Conventional mud acid treatment fluids are too corrosive to be used in filtercake removal fluids. Mud acid treatments of 12 weight percent hydrochloric acid (HCl) and 3 weight percent ammonium bifluoride (NH4F:HF), referred to herein by the shorthand notation “12/3,” and 9/1 mud acids (9 wt % HCl, 1 wt % NH4F:HF), have typically been used to dissolve drilling solids and clays. However, these mud acid treatments are so reactive that significant amounts of silicon, aluminum, and calcium are all very rapidly complexed in solution, under differential pressure breakthrough occurs via pinholes formed in a short time period, and the treatment fluid is lost.
The high reactivity of mud acids results in a poor injectivity or permeability because the fluid leakoff leaves the filtercake intact except for the tiny holes, which subsequently become plugged by relatively small particles.

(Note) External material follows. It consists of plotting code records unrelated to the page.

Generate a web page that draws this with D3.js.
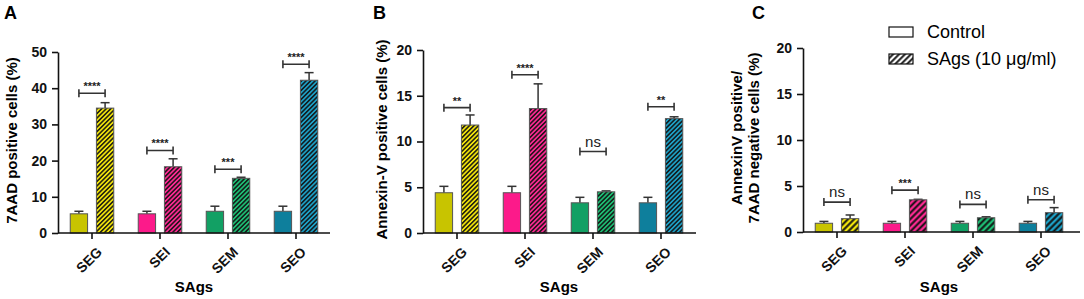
<!DOCTYPE html>
<html>
<head>
<meta charset="utf-8">
<script src="https://cdn.jsdelivr.net/npm/d3@7"></script>
<style>
  body { margin: 0; background: #fff; }
  svg { font-family: "Liberation Sans", Arial, sans-serif; }
  .tick text { font-weight: bold; font-size: 14px; fill: #111; }
  .axis path, .axis line { stroke: #111; stroke-width: 1.6px; }
</style>
</head>
<body>
<div id="chart-area"></div>
<script>
// Categories and values
const categories = ["SEG", "SEI", "SEM", "SEO"];

// Panel A: 7AAD positive cells (%)
const aControl = [5.3, 5.3, 6.0, 6.0];
const aControlErr = [0.7, 0.7, 1.4, 1.4];
const aTreat = [34.5, 18.3, 15.1, 42.2];
const aTreatErr = [1.5, 2.2, 0.3, 2.1];
const aSig = ["****", "****", "***", "****"];
const aSigY = [38.6, 22.8, 17.6, 46.6];
const aTicks = [0, 10, 20, 30, 40, 50];

// Panel B: Annexin-V positive cells (%)
const bControl = [4.4, 4.4, 3.3, 3.3];
const bControlErr = [0.7, 0.7, 0.6, 0.6];
const bTreat = [11.8, 13.6, 4.5, 12.5];
const bTreatErr = [1.1, 2.7, 0.1, 0.2];
const bSig = ["**", "****", "ns", "**"];
const bSigY = [13.7, 17.3, 8.9, 13.8];
const bTicks = [0, 5, 10, 15, 20];

// Panel C: AnnexinV positive / 7AAD negative cells (%)
const cControl = [0.95, 0.95, 0.95, 0.95];
const cControlErr = [0.2, 0.2, 0.2, 0.2];
const cTreat = [1.45, 3.5, 1.55, 2.1];
const cTreatErr = [0.4, 0.05, 0.1, 0.55];
const cSig = ["ns", "***", "ns", "ns"];
const cSigY = [3.25, 4.55, 3.0, 3.5];
const cTicks = [0, 5, 10, 15, 20];

const controlColors = ["#c8c400", "#fc1a8a", "#12a064", "#0e7f9c"];
const treatColors = ["#f2e40c", "#fc2a92", "#1ebd74", "#1da0c6"];

const width = 1084, height = 299;
const svg = d3.select("#chart-area").append("svg")
  .attr("width", width).attr("height", height);
const defs = svg.append("defs");

// Hatch patterns, one per colour and density
function hatch(id, color, step) {
  const p = defs.append("pattern")
    .attr("id", id)
    .attr("patternUnits", "userSpaceOnUse")
    .attr("width", step).attr("height", step)
    .attr("patternTransform", "rotate(45)");
  p.append("rect").attr("width", step).attr("height", step).attr("fill", color);
  p.append("line").attr("x1", step / 2).attr("x2", step / 2)
    .attr("y1", 0).attr("y2", step)
    .attr("stroke", "#111").attr("stroke-width", step * 0.45);
}
treatColors.forEach((c, i) => { hatch("hA" + i, c, 3.2); hatch("hC" + i, c, 4.4); });
hatch("hLegend", "#fff", 4.2);

function drawPanel(opt) {
  const g = svg.append("g");
  const x = d3.scaleBand().domain(categories).range([opt.x0, opt.x0 + 272]);
  const y = d3.scaleLinear().domain([0, opt.ymax]).range([opt.yBottom, opt.yTop]);
  const bw = x.step() * 0.255, gap = x.step() * 0.13;

  // bars
  categories.forEach((cat, i) => {
    const cx = x(cat) + x.bandwidth() / 2;
    const bars = [
      { x: cx - gap / 2 - bw, v: opt.control[i], e: opt.controlErr[i], fill: controlColors[i] },
      { x: cx + gap / 2, v: opt.treat[i], e: opt.treatErr[i], fill: `url(#${opt.hatch}${i})` }
    ];
    bars.forEach(b => {
      const mid = b.x + bw / 2;
      g.append("line")
        .attr("x1", mid).attr("x2", mid)
        .attr("y1", y(b.v)).attr("y2", y(b.v + b.e))
        .attr("stroke", "#333").attr("stroke-width", 1.5);
      g.append("line")
        .attr("x1", mid - 4.5).attr("x2", mid + 4.5)
        .attr("y1", y(b.v + b.e)).attr("y2", y(b.v + b.e))
        .attr("stroke", "#333").attr("stroke-width", 1.5);
      g.append("rect")
        .attr("x", b.x).attr("y", y(b.v))
        .attr("width", bw).attr("height", y(0) - y(b.v))
        .attr("fill", b.fill)
        .attr("stroke", "#555").attr("stroke-width", 1);
    });

    // significance bracket
    const x1 = bars[0].x + bw / 2, x2 = bars[1].x + bw / 2, by = y(opt.sigY[i]);
    g.append("path")
      .attr("d", `M${x1},${by - 4}V${by + 4}M${x1},${by}H${x2}M${x2},${by - 4}V${by + 4}`)
      .attr("fill", "none").attr("stroke", "#333").attr("stroke-width", 1.6);
    const ns = opt.sig[i] === "ns";
    g.append("text")
      .attr("x", (x1 + x2) / 2).attr("y", ns ? by - 5 : by - 3)
      .attr("text-anchor", "middle")
      .style("font-size", ns ? "15px" : "11px")
      .style("font-weight", ns ? "normal" : "bold")
      .attr("fill", "#222")
      .text(opt.sig[i]);

    // category label, slanted 45 degrees
    g.append("text")
      .attr("transform", `translate(${cx + 4},${opt.yBottom + 13}) rotate(-45)`)
      .attr("text-anchor", "end")
      .attr("dy", "0.7em")
      .style("font-weight", "bold").style("font-size", "14px")
      .attr("fill", "#111")
      .text(cat);
  });

  // y axis
  g.append("g").attr("class", "axis")
    .attr("transform", `translate(${opt.x0},0)`)
    .call(d3.axisLeft(y).tickValues(opt.ticks).tickSize(6).tickSizeOuter(0))
    .call(a => a.selectAll(".tick text").attr("dx", "-2px"));

  // x axis (labels drawn separately above)
  const xa = g.append("g").attr("class", "axis")
    .attr("transform", `translate(0,${opt.yBottom})`)
    .call(d3.axisBottom(x).tickSize(6).tickSizeOuter(0).tickFormat(""));
  xa.select(".domain").attr("d", `M${opt.x0},0H${opt.xEnd}`);

  // axis titles
  g.append("text")
    .attr("x", opt.x0 + 136).attr("y", 292)
    .attr("text-anchor", "middle")
    .style("font-weight", "bold").style("font-size", "15px")
    .text("SAgs");
  opt.ylabel.forEach((line, k) => {
    g.append("text")
      .attr("transform", `translate(${opt.ylabelX + k * 17},${(opt.yBottom + opt.yTop) / 2 - 2}) rotate(-90)`)
      .attr("text-anchor", "middle")
      .style("font-weight", "bold").style("font-size", "15px")
      .text(line);
  });
  g.append("text")
    .attr("x", opt.letterX).attr("y", 19)
    .style("font-weight", "bold").style("font-size", "18px")
    .text(opt.letter);
}

drawPanel({ letter: "A", letterX: 4, x0: 58, xEnd: 330, yTop: 52, yBottom: 233, ymax: 50,
  ticks: aTicks, control: aControl, controlErr: aControlErr, treat: aTreat, treatErr: aTreatErr,
  sig: aSig, sigY: aSigY, hatch: "hA", ylabel: ["7AAD positive cells (%)"], ylabelX: 17 });
drawPanel({ letter: "B", letterX: 373, x0: 423, xEnd: 696, yTop: 50, yBottom: 233, ymax: 20,
  ticks: bTicks, control: bControl, controlErr: bControlErr, treat: bTreat, treatErr: bTreatErr,
  sig: bSig, sigY: bSigY, hatch: "hA", ylabel: ["Annexin-V positive cells (%)"], ylabelX: 387 });
drawPanel({ letter: "C", letterX: 752, x0: 803, xEnd: 1080, yTop: 48, yBottom: 232, ymax: 20,
  ticks: cTicks, control: cControl, controlErr: cControlErr, treat: cTreat, treatErr: cTreatErr,
  sig: cSig, sigY: cSigY, hatch: "hC", ylabel: ["AnnexinV positive/", "7AAD negative cells (%)"], ylabelX: 742 });

// legend
const legendItems = [
  { label: "Control", fill: "#fff" },
  { label: "SAgs (10 \u03bcg/ml)", fill: "url(#hLegend)" }
];
const lg = svg.append("g");
legendItems.forEach((d, i) => {
  lg.append("rect")
    .attr("x", 889).attr("y", 27 + i * 27)
    .attr("width", 24).attr("height", 10)
    .attr("fill", d.fill).attr("stroke", "#111").attr("stroke-width", 1.2);
  lg.append("text")
    .attr("x", 927).attr("y", 38 + i * 27)
    .style("font-size", "18px")
    .text(d.label);
});
</script>
</body>
</html>
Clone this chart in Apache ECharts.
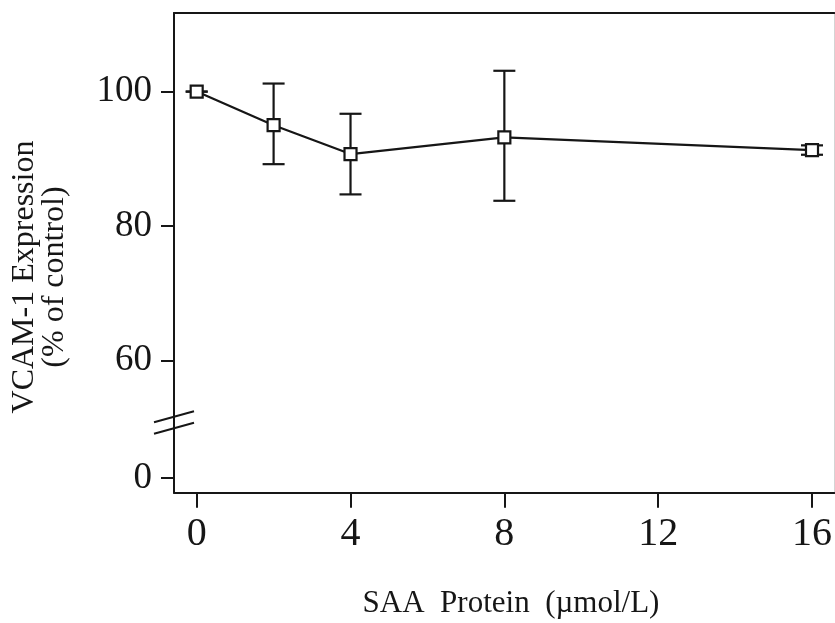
<!DOCTYPE html>
<html>
<head>
<meta charset="utf-8">
<script src="https://cdn.jsdelivr.net/npm/echarts@6/dist/echarts.min.js"></script>
<style>
html,body{margin:0;padding:0;background:#fff;}
#chart{width:835px;height:623px;}
</style>
</head>
<body>
<div id="chart"></div>
<script>
// Data
const saaDose = [0, 2, 4, 8, 16];                 // µmol/L
const vcamMean = [100, 95.0, 90.7, 93.2, 91.3];    // % of control
const vcamLow  = [100, 89.2, 84.7, 83.75, 90.6];
const vcamHigh = [100, 101.2, 96.7, 103.1, 92.0];
const xTickValues = [0, 4, 8, 12, 16];
const yTickLabels = [0, 60, 80, 100];
// The axis is broken: value 0 is drawn just below the break
const brokenZeroAt = 42.5;

const yTickPos = yTickLabels.map(v => v === 0 ? brokenZeroAt : v);

const chart = echarts.init(document.getElementById('chart'), null, {renderer: 'canvas'});
const ink = '#161616';
const serif = '"Liberation Serif", "DejaVu Serif", serif';

const option = {
  animation: false,
  backgroundColor: '#ffffff',
  grid: {left: 174, right: 0, top: 13, bottom: 130.3, show: false},
  xAxis: [{
    type: 'value', min: -0.59, max: 16.58,
    axisLine: {show: true, onZero: false, lineStyle: {color: ink, width: 2}},
    axisTick: {show: true, customValues: xTickValues, length: 15, inside: false, lineStyle: {color: ink, width: 2}},
    axisLabel: {customValues: xTickValues, fontFamily: serif, fontSize: 40, color: ink, margin: 22},
    splitLine: {show: false}
  }, {
    type: 'value', position: 'top', min: -0.59, max: 16.58,
    axisLine: {show: true, onZero: false, lineStyle: {color: ink, width: 2}},
    axisTick: {show: false}, axisLabel: {show: false}, splitLine: {show: false}
  }],
  yAxis: [{
    type: 'value', min: 40.3, max: 111.7,
    axisLine: {show: true, onZero: false, lineStyle: {color: ink, width: 2}},
    axisTick: {show: true, customValues: yTickPos, length: 13, lineStyle: {color: ink, width: 2}},
    axisLabel: {
      customValues: yTickPos, fontFamily: serif, fontSize: 37, color: ink, margin: 22,
      formatter: v => { const i = yTickPos.indexOf(v); return i >= 0 ? String(yTickLabels[i]) : ''; }
    },
    splitLine: {show: false}
  }, {
    type: 'value', position: 'right', min: 40.3, max: 111.7,
    axisLine: {show: true, onZero: false, lineStyle: {color: '#d4d4d4', width: 1}},
    axisTick: {show: false}, axisLabel: {show: false}, splitLine: {show: false}
  }],
  series: [{
    type: 'custom',
    name: 'err',
    renderItem: function (params, api) {
      const x = api.value(0), lo = api.value(1), hi = api.value(2);
      const pLo = api.coord([x, lo]);
      const pHi = api.coord([x, hi]);
      const hw = 11;
      const st = {stroke: ink, lineWidth: 2.2, fill: null};
      return {
        type: 'group',
        children: [
          {type: 'line', shape: {x1: pLo[0], y1: pLo[1], x2: pHi[0], y2: pHi[1]}, style: st},
          {type: 'line', shape: {x1: pLo[0] - hw, y1: pLo[1], x2: pLo[0] + hw, y2: pLo[1]}, style: st},
          {type: 'line', shape: {x1: pHi[0] - hw, y1: pHi[1], x2: pHi[0] + hw, y2: pHi[1]}, style: st}
        ]
      };
    },
    data: saaDose.map((d, i) => [d, vcamLow[i], vcamHigh[i]]),
    z: 2
  }, {
    type: 'line',
    data: saaDose.map((d, i) => [d, vcamMean[i]]),
    lineStyle: {color: ink, width: 2.2},
    symbol: 'rect', symbolSize: 12,
    itemStyle: {color: '#ffffff', borderColor: ink, borderWidth: 2.2},
    z: 3
  }]
};
chart.setOption(option);

// axis-break marks and titles
function buildGraphics() {
  const axisX = chart.convertToPixel({xAxisIndex: 0}, -0.59);
  const yA = chart.convertToPixel({yAxisIndex: 0}, 51.6);
  const yB = chart.convertToPixel({yAxisIndex: 0}, 49.9);
  const half = 20, rise = 5.5;
  const st = {stroke: ink, lineWidth: 2};
  chart.setOption({
    graphic: [
      {type: 'line', shape: {x1: axisX - half, y1: yA + rise, x2: axisX + half, y2: yA - rise}, style: st, z: 10},
      {type: 'line', shape: {x1: axisX - half, y1: yB + rise, x2: axisX + half, y2: yB - rise}, style: st, z: 10},
      {type: 'text', x: 40, y: 277, rotation: Math.PI / 2,
       style: {text: 'VCAM-1 Expression\n(% of control)', font: '32px ' + serif, fill: ink,
               align: 'center', verticalAlign: 'middle', lineHeight: 30}},
      {type: 'text', x: 511, y: 604,
       style: {text: 'SAA  Protein  (\u00b5mol/L)', font: '31px ' + serif, fill: ink,
               align: 'center', verticalAlign: 'middle'}}
    ]
  });
}
buildGraphics();
</script>
</body>
</html>
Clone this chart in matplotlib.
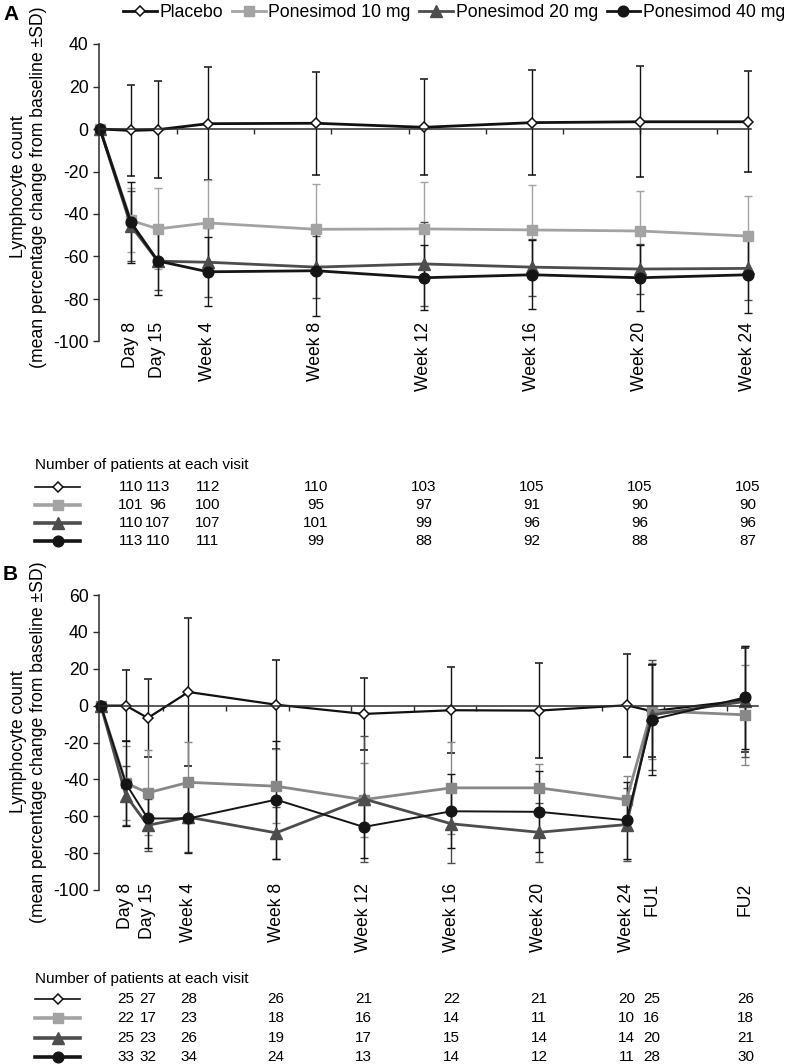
import matplotlib
matplotlib.use("Agg")
import matplotlib.pyplot as plt
from matplotlib.lines import Line2D
import matplotlib.transforms as mtransforms

plt.rcParams['font.family'] = ['Liberation Sans', 'DejaVu Sans']

# ---------------- data ----------------
series_names = ["Placebo", "Ponesimod 10 mg", "Ponesimod 20 mg", "Ponesimod 40 mg"]

# Panel A
days_A = [0, 8, 15, 28, 56, 84, 112, 140, 168]
labels_A = ["Day 8", "Day 15", "Week 4", "Week 8", "Week 12", "Week 16", "Week 20", "Week 24"]
placebo_A = [0, -0.7, -0.3, 2.5, 2.7, 0.8, 3.0, 3.4, 3.4]
placebo_A_sd = [0, 21.5, 22.8, 26.5, 24.3, 22.6, 24.7, 26.2, 23.7]
p10_A = [0, -43.0, -47.0, -44.2, -47.2, -47.0, -47.5, -48.0, -50.4]
p10_A_sd = [0, 15, 19, 20, 21.5, 22, 21, 19, 19]
p20_A = [0, -45.5, -62.2, -62.7, -65.0, -63.5, -65.0, -65.9, -65.6]
p20_A_sd = [0, 16.5, 13.5, 16.2, 14.5, 19.8, 13.4, 11.7, 15.0]
p40_A = [0, -43.9, -62.1, -67.2, -66.7, -70.0, -68.6, -70.0, -68.6]
p40_A_sd = [0, 19, 15.8, 16.2, 21.3, 15.2, 16.3, 15.6, 18.0]
n_placebo_A = [110, 113, 112, 110, 103, 105, 105, 105]
n_p10_A = [101, 96, 100, 95, 97, 91, 90, 90]
n_p20_A = [110, 107, 107, 101, 99, 96, 96, 96]
n_p40_A = [113, 110, 111, 99, 88, 92, 88, 87]

# Panel B
days_B = [0, 8, 15, 28, 56, 84, 112, 140, 168, 176, 206]
labels_B = ["Day 8", "Day 15", "Week 4", "Week 8", "Week 12", "Week 16", "Week 20",
            "Week 24", "FU1", "FU2"]
placebo_B = [0, 0.0, -6.7, 7.4, 0.5, -4.5, -2.5, -2.7, 0.2, -3.0, 3.0]
placebo_B_sd = [0, 19.3, 21.3, 40, 24, 19.7, 23.3, 25.8, 28, 25, 28]
p10_B = [0, -42.0, -47.3, -41.6, -43.7, -51.0, -44.6, -44.6, -51.0, -2.8, -5.0]
p10_B_sd = [0, 20, 23, 22, 20, 20, 25, 13, 13, 26, 27]
p20_B = [0, -48.8, -64.9, -60.5, -69.0, -50.6, -64.1, -68.7, -64.5, -5.0, 2.3]
p20_B_sd = [0, 16, 14, 19, 14, 34, 21, 16, 20, 30, 30]
p40_B = [0, -42.3, -61.2, -61.2, -51.0, -65.8, -57.3, -57.6, -62.2, -7.6, 4.5]
p40_B_sd = [0, 23, 16, 19, 32, 17, 20, 22, 21, 30, 28]
n_placebo_B = [25, 27, 28, 26, 21, 22, 21, 20, 25, 26]
n_p10_B = [22, 17, 23, 18, 16, 14, 11, 10, 16, 18]
n_p20_B = [25, 23, 26, 19, 17, 15, 14, 14, 20, 21]
n_p40_B = [33, 32, 34, 24, 13, 14, 12, 11, 28, 30]

# ---------------- styles ----------------
W, H = 786, 1064
FS = 12.7
AX_COL = '#2b2b2b'
styles = [
    dict(color='#111111', marker='D', mfc='white', mec='#111111', ms=5.6, mew=1.1),
    dict(color='#a3a3a3', marker='s', mfc='#a3a3a3', mec='#a3a3a3', ms=7.3, mew=1),
    dict(color='#4d4d4d', marker='^', mfc='#4d4d4d', mec='#4d4d4d', ms=8.5, mew=1),
    dict(color='#151515', marker='o', mfc='#151515', mec='#151515', ms=7.7, mew=1),
]
colB10 = '#888888'

fig = plt.figure(figsize=(W / 100, H / 100), dpi=100)


def fy(py):
    return 1 - py / H


def setup_axes(ax, ylim, yticks, xmax_tick):
    ax.set_ylim(*ylim)
    ax.set_yticks(yticks)
    ax.set_yticklabels([str(t) for t in yticks], fontsize=FS)
    for s in ['top', 'right']:
        ax.spines[s].set_visible(False)
    ax.spines['bottom'].set_position(('data', 0))
    ax.spines['left'].set_color(AX_COL)
    ax.spines['bottom'].set_color(AX_COL)
    ax.spines['left'].set_linewidth(1.1)
    ax.spines['bottom'].set_linewidth(1.1)
    ax.set_xticks(list(range(0, xmax_tick + 1, 20)))
    ax.set_xticklabels([])
    ax.tick_params(axis='x', direction='out', length=3.5, width=1, color=AX_COL)
    ax.tick_params(axis='y', direction='out', length=4.5, width=1, color=AX_COL, pad=3)
    ax.set_facecolor('none')


def draw_series(ax, days, means, sds, st, lw, color=None):
    c = color or st['color']
    mfc = st['mfc'] if st['mfc'] == 'white' or color is None else color
    mec = st['mec'] if color is None else color
    ax.errorbar(days, means, yerr=sds, color=c, lw=lw, marker=st['marker'],
                mfc=mfc, mec=mec, ms=st['ms'], mew=st['mew'],
                ecolor=c, elinewidth=1.0, capsize=3.2, capthick=1.0, clip_on=False)


# ---------------- Panel A ----------------
axA = fig.add_axes([99 / W, fy(341.5), (751 - 99) / W, (341.5 - 44) / H])
axA.set_xlim(-0.26, 168.8)
setup_axes(axA, (-100, 40), list(range(-100, 41, 20)), 160)
for st, m, s in zip(styles, [placebo_A, p10_A, p20_A, p40_A],
                    [placebo_A_sd, p10_A_sd, p20_A_sd, p40_A_sd]):
    draw_series(axA, days_A, m, s, st, lw=2.0)
for d, lab in zip(days_A[1:], labels_A):
    axA.text(d, -90.7, lab, rotation=90, ha='center', va='top', fontsize=FS)

# ---------------- Panel B ----------------
axB = fig.add_axes([99 / W, fy(890), (758 - 99) / W, (890 - 595) / H])
axB.set_xlim(-0.6, 210)
setup_axes(axB, (-100, 60), list(range(-100, 61, 20)), 200)
lwsB = [1.6, 2.0, 2.0, 1.4]
colsB = [None, colB10, None, None]
for st, m, s, lw, c in zip(styles, [placebo_B, p10_B, p20_B, p40_B],
                           [placebo_B_sd, p10_B_sd, p20_B_sd, p40_B_sd], lwsB, colsB):
    draw_series(axB, days_B, m, s, st, lw=lw, color=c)
for d, lab in zip(days_B[1:], labels_B):
    axB.text(d, -96.2, lab, rotation=90, ha='center', va='top', fontsize=FS)

# ---------------- y labels & panel letters ----------------
ylab1 = "Lymphocyte count"
ylab2 = "(mean percentage change from baseline \u00b1SD)"
for cy in (187, 742):
    fig.text(19 / W, fy(cy), ylab1, rotation=90, ha='center', va='center', fontsize=FS)
    fig.text(39 / W, fy(cy), ylab2, rotation=90, ha='center', va='center', fontsize=FS)
fig.text(3 / W, fy(15), "A", fontsize=15, fontweight='bold', ha='left', va='center')
fig.text(3 / W, fy(574), "B", fontsize=15, fontweight='bold', ha='left', va='center')

# ---------------- legend ----------------
handles = [Line2D([], [], color=st['color'], lw=2.0, marker=st['marker'], mfc=st['mfc'],
                  mec=st['mec'], ms=st['ms'], mew=st['mew']) for st in styles]
fig.legend(handles, series_names, loc='upper right', bbox_to_anchor=(785 / W, fy(4)),
           ncol=4, frameon=False, fontsize=FS, handlelength=1.9, handletextpad=0.15,
           columnspacing=0.5, borderpad=0, borderaxespad=0)


# ---------------- patient tables ----------------
def draw_table(ax, days, counts, title_y, row_ys):
    fig.text(35 / W, fy(title_y), "Number of patients at each visit", fontsize=11,
             ha='left', va='center')
    tr = mtransforms.blended_transform_factory(ax.transData, fig.transFigure)
    for st, row, ry in zip(styles, counts, row_ys):
        fig.add_artist(Line2D([35 / W, 57.5 / W, 80 / W], [fy(ry)] * 3,
                              transform=fig.transFigure, color=st['color'],
                              lw=1.2 if st['marker'] == 'D' else 2.6,
                              marker=st['marker'], markevery=[1], mfc=st['mfc'],
                              mec=st['mec'], ms=st['ms'], mew=st['mew']))
        for d, n in zip(days[1:], row):
            fig.text(d, fy(ry), str(n), transform=tr, fontsize=11,
                     ha='center', va='center')


draw_table(axA, days_A, [n_placebo_A, n_p10_A, n_p20_A, n_p40_A], 465, [487, 505, 523, 541])
draw_table(axB, days_B, [n_placebo_B, n_p10_B, n_p20_B, n_p40_B], 979, [999, 1018, 1038, 1057])

fig.savefig("out.png", dpi=100)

Thus, mud acid treatments have resulted in premature pressure build up before any further fluid penetration. To solve this fast reactivity issue in the field, this typical mud acid treatment is injected into an isolated section of the horizontal well to favor complete propagation of the treatment to the entire section before breakthrough, and brine is injected right after the mud acid treatment to dilute the solution in an attempt to avoid corrosion of hardware, such as sand control screens, for example, due to the highly corrosive nature of conventional mud acids. Furthermore, these treatments often require relatively large quantities of mud acid to ensure contact even in isolated sections, as well as long rig times, which lead to very high cost particularly in deepwater environments.
There is a need in the art for mud acid type treatment fluids that can clean the filtercake in a single step to establish injectivity, but which are much less corrosive than the typical 12/3 or 9/1 mud acid treatments previously used in the field. Such a fluid would desirably have an optimum balance between a high dissolving power to have significant dissolution, but not too high to avoid premature leak-off under differential pressure.